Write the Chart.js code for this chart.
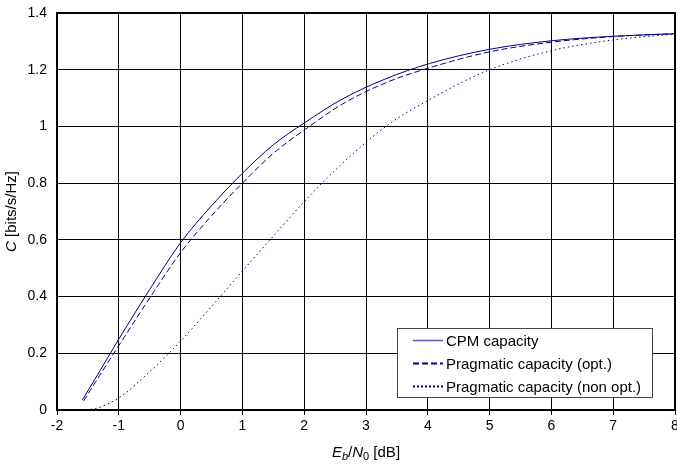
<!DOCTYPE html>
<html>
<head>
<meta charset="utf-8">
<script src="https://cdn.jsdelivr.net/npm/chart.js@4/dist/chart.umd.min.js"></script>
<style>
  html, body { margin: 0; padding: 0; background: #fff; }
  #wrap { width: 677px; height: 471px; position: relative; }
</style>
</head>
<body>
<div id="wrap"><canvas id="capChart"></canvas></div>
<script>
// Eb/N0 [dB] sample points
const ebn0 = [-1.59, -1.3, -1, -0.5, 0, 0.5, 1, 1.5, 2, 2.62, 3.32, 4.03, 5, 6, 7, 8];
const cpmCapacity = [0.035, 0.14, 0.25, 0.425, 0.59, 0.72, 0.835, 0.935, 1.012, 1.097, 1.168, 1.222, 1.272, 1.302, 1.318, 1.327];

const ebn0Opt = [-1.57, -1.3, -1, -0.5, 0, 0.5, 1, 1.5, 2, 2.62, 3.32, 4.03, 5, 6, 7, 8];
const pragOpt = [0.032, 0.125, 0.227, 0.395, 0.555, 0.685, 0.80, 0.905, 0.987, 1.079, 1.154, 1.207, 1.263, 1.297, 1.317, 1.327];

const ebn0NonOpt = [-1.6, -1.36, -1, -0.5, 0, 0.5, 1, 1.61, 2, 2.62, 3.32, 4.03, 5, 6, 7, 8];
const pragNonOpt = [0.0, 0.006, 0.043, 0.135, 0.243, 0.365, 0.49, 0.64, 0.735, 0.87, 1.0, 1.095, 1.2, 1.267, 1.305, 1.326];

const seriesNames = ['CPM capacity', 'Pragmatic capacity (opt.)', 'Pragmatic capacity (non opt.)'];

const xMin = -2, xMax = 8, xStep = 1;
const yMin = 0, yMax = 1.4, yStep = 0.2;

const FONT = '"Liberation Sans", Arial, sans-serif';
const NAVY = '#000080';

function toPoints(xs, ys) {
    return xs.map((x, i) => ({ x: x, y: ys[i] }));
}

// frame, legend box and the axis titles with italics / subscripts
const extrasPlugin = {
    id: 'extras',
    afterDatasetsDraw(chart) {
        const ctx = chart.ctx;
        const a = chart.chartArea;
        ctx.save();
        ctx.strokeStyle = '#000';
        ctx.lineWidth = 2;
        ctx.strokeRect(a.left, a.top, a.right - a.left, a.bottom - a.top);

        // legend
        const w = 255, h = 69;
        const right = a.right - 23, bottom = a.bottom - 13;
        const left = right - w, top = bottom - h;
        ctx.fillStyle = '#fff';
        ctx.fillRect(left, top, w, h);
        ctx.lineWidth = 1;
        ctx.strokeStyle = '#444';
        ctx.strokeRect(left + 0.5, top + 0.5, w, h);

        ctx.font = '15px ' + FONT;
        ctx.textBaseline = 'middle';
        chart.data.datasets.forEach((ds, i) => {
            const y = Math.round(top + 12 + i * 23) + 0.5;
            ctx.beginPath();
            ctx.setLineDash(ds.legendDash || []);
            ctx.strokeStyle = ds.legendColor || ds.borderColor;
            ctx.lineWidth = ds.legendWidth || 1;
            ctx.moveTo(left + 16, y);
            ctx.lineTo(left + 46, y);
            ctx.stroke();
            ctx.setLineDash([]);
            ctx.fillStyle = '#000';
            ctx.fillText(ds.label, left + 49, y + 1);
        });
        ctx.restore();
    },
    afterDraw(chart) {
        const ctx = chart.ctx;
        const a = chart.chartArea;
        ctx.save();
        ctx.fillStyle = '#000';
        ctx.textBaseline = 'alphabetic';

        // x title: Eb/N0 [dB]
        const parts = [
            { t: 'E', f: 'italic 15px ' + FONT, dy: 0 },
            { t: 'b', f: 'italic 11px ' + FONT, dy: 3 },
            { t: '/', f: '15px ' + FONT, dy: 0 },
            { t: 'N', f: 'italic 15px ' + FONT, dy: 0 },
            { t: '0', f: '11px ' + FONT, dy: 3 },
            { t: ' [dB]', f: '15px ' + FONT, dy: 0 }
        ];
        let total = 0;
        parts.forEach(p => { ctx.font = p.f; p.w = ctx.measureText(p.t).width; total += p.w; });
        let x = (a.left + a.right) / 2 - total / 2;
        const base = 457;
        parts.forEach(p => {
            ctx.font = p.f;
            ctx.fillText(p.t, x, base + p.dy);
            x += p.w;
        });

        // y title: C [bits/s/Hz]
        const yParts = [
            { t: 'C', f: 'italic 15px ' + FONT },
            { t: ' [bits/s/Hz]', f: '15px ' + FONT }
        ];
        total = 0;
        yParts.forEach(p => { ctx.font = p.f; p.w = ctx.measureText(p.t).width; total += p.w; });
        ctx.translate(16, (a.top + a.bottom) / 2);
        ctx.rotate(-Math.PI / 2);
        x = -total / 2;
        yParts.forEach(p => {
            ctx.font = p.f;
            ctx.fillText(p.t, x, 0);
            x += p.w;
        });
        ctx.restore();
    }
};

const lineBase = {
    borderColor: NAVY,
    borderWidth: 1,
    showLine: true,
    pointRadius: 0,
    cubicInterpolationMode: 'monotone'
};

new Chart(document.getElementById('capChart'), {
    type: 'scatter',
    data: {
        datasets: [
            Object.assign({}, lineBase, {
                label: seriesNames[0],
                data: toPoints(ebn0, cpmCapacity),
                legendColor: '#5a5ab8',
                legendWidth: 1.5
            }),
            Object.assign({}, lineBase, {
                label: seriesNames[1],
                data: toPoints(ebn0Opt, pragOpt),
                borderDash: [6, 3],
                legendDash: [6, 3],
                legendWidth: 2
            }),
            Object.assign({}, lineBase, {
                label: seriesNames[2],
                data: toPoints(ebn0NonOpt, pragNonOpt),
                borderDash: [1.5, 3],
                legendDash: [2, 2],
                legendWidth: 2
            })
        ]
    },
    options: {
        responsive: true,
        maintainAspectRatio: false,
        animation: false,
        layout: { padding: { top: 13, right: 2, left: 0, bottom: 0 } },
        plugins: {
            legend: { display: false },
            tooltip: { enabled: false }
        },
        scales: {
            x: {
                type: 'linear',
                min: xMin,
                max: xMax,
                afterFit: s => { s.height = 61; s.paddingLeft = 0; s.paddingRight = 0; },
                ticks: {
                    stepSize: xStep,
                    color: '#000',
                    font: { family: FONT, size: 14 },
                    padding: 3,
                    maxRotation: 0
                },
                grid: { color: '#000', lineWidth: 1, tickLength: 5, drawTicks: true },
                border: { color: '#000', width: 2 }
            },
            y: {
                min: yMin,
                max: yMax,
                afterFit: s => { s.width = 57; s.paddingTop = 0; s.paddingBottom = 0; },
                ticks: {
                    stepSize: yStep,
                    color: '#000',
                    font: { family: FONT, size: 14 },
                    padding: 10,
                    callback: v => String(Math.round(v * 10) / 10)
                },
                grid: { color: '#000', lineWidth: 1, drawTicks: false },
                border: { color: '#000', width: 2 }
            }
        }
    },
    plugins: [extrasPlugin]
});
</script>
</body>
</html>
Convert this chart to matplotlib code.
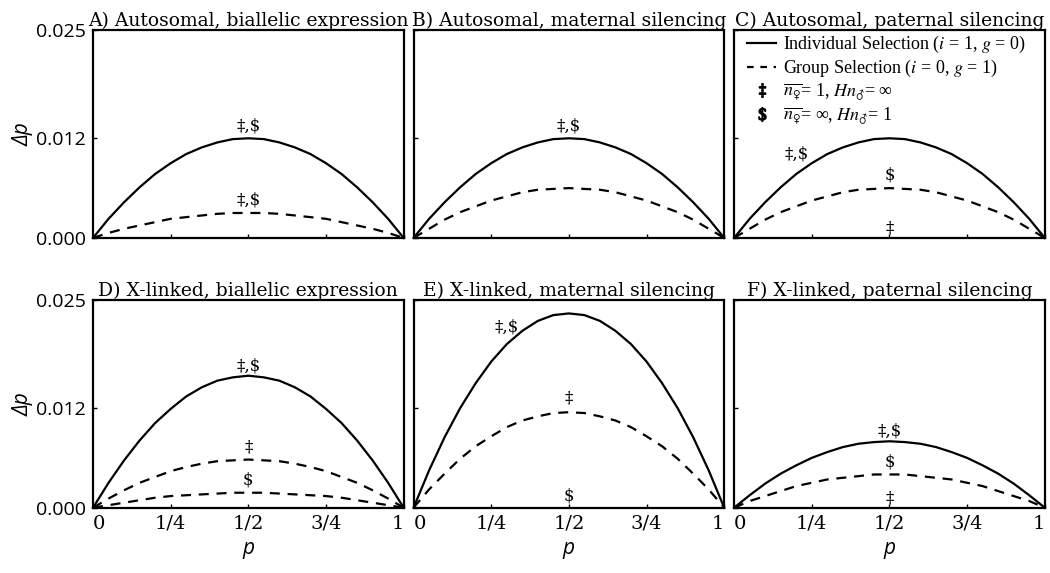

• Directions
Copy the listing exactly. Any image in it stays out of the copy.

• Final result
Write the Chart.js code for this chart.
<!DOCTYPE html>
<html>
<head>
<meta charset="utf-8">
<script src="https://cdn.jsdelivr.net/npm/chart.js@4/dist/chart.umd.min.js"></script>
<style>
  html, body { margin: 0; padding: 0; background: #fff; }
  #wrap { width: 677px; height: 471px; position: relative; }
</style>
</head>
<body>
<div id="wrap"><canvas id="capChart"></canvas></div>
<script>
// Eb/N0 [dB] sample points
const ebn0 = [-1.59, -1.3, -1, -0.5, 0, 0.5, 1, 1.5, 2, 2.62, 3.32, 4.03, 5, 6, 7, 8];
const cpmCapacity = [0.035, 0.14, 0.25, 0.425, 0.59, 0.72, 0.835, 0.935, 1.012, 1.097, 1.168, 1.222, 1.272, 1.302, 1.318, 1.327];

const ebn0Opt = [-1.57, -1.3, -1, -0.5, 0, 0.5, 1, 1.5, 2, 2.62, 3.32, 4.03, 5, 6, 7, 8];
const pragOpt = [0.032, 0.125, 0.227, 0.395, 0.555, 0.685, 0.80, 0.905, 0.987, 1.079, 1.154, 1.207, 1.263, 1.297, 1.317, 1.327];

const ebn0NonOpt = [-1.6, -1.36, -1, -0.5, 0, 0.5, 1, 1.61, 2, 2.62, 3.32, 4.03, 5, 6, 7, 8];
const pragNonOpt = [0.0, 0.006, 0.043, 0.135, 0.243, 0.365, 0.49, 0.64, 0.735, 0.87, 1.0, 1.095, 1.2, 1.267, 1.305, 1.326];

const seriesNames = ['CPM capacity', 'Pragmatic capacity (opt.)', 'Pragmatic capacity (non opt.)'];

const xMin = -2, xMax = 8, xStep = 1;
const yMin = 0, yMax = 1.4, yStep = 0.2;

const FONT = '"Liberation Sans", Arial, sans-serif';
const NAVY = '#000080';

function toPoints(xs, ys) {
    return xs.map((x, i) => ({ x: x, y: ys[i] }));
}

// frame, legend box and the axis titles with italics / subscripts
const extrasPlugin = {
    id: 'extras',
    afterDatasetsDraw(chart) {
        const ctx = chart.ctx;
        const a = chart.chartArea;
        ctx.save();
        ctx.strokeStyle = '#000';
        ctx.lineWidth = 2;
        ctx.strokeRect(a.left, a.top, a.right - a.left, a.bottom - a.top);

        // legend
        const w = 255, h = 69;
        const right = a.right - 23, bottom = a.bottom - 13;
        const left = right - w, top = bottom - h;
        ctx.fillStyle = '#fff';
        ctx.fillRect(left, top, w, h);
        ctx.lineWidth = 1;
        ctx.strokeStyle = '#444';
        ctx.strokeRect(left + 0.5, top + 0.5, w, h);

        ctx.font = '15px ' + FONT;
        ctx.textBaseline = 'middle';
        chart.data.datasets.forEach((ds, i) => {
            const y = Math.round(top + 12 + i * 23) + 0.5;
            ctx.beginPath();
            ctx.setLineDash(ds.legendDash || []);
            ctx.strokeStyle = ds.legendColor || ds.borderColor;
            ctx.lineWidth = ds.legendWidth || 1;
            ctx.moveTo(left + 16, y);
            ctx.lineTo(left + 46, y);
            ctx.stroke();
            ctx.setLineDash([]);
            ctx.fillStyle = '#000';
            ctx.fillText(ds.label, left + 49, y + 1);
        });
        ctx.restore();
    },
    afterDraw(chart) {
        const ctx = chart.ctx;
        const a = chart.chartArea;
        ctx.save();
        ctx.fillStyle = '#000';
        ctx.textBaseline = 'alphabetic';

        // x title: Eb/N0 [dB]
        const parts = [
            { t: 'E', f: 'italic 15px ' + FONT, dy: 0 },
            { t: 'b', f: 'italic 11px ' + FONT, dy: 3 },
            { t: '/', f: '15px ' + FONT, dy: 0 },
            { t: 'N', f: 'italic 15px ' + FONT, dy: 0 },
            { t: '0', f: '11px ' + FONT, dy: 3 },
            { t: ' [dB]', f: '15px ' + FONT, dy: 0 }
        ];
        let total = 0;
        parts.forEach(p => { ctx.font = p.f; p.w = ctx.measureText(p.t).width; total += p.w; });
        let x = (a.left + a.right) / 2 - total / 2;
        const base = 457;
        parts.forEach(p => {
            ctx.font = p.f;
            ctx.fillText(p.t, x, base + p.dy);
            x += p.w;
        });

        // y title: C [bits/s/Hz]
        const yParts = [
            { t: 'C', f: 'italic 15px ' + FONT },
            { t: ' [bits/s/Hz]', f: '15px ' + FONT }
        ];
        total = 0;
        yParts.forEach(p => { ctx.font = p.f; p.w = ctx.measureText(p.t).width; total += p.w; });
        ctx.translate(16, (a.top + a.bottom) / 2);
        ctx.rotate(-Math.PI / 2);
        x = -total / 2;
        yParts.forEach(p => {
            ctx.font = p.f;
            ctx.fillText(p.t, x, 0);
            x += p.w;
        });
        ctx.restore();
    }
};

const lineBase = {
    borderColor: NAVY,
    borderWidth: 1,
    showLine: true,
    pointRadius: 0,
    cubicInterpolationMode: 'monotone'
};

new Chart(document.getElementById('capChart'), {
    type: 'scatter',
    data: {
        datasets: [
            Object.assign({}, lineBase, {
                label: seriesNames[0],
                data: toPoints(ebn0, cpmCapacity),
                legendColor: '#5a5ab8',
                legendWidth: 1.5
            }),
            Object.assign({}, lineBase, {
                label: seriesNames[1],
                data: toPoints(ebn0Opt, pragOpt),
                borderDash: [6, 3],
                legendDash: [6, 3],
                legendWidth: 2
            }),
            Object.assign({}, lineBase, {
                label: seriesNames[2],
                data: toPoints(ebn0NonOpt, pragNonOpt),
                borderDash: [1.5, 3],
                legendDash: [2, 2],
                legendWidth: 2
            })
        ]
    },
    options: {
        responsive: true,
        maintainAspectRatio: false,
        animation: false,
        layout: { padding: { top: 13, right: 2, left: 0, bottom: 0 } },
        plugins: {
            legend: { display: false },
            tooltip: { enabled: false }
        },
        scales: {
            x: {
                type: 'linear',
                min: xMin,
                max: xMax,
                afterFit: s => { s.height = 61; s.paddingLeft = 0; s.paddingRight = 0; },
                ticks: {
                    stepSize: xStep,
                    color: '#000',
                    font: { family: FONT, size: 14 },
                    padding: 3,
                    maxRotation: 0
                },
                grid: { color: '#000', lineWidth: 1, tickLength: 5, drawTicks: true },
                border: { color: '#000', width: 2 }
            },
            y: {
                min: yMin,
                max: yMax,
                afterFit: s => { s.width = 57; s.paddingTop = 0; s.paddingBottom = 0; },
                ticks: {
                    stepSize: yStep,
                    color: '#000',
                    font: { family: FONT, size: 14 },
                    padding: 10,
                    callback: v => String(Math.round(v * 10) / 10)
                },
                grid: { color: '#000', lineWidth: 1, drawTicks: false },
                border: { color: '#000', width: 2 }
            }
        }
    },
    plugins: [extrasPlugin]
});
</script>
</body>
</html>
Convert this chart to matplotlib code.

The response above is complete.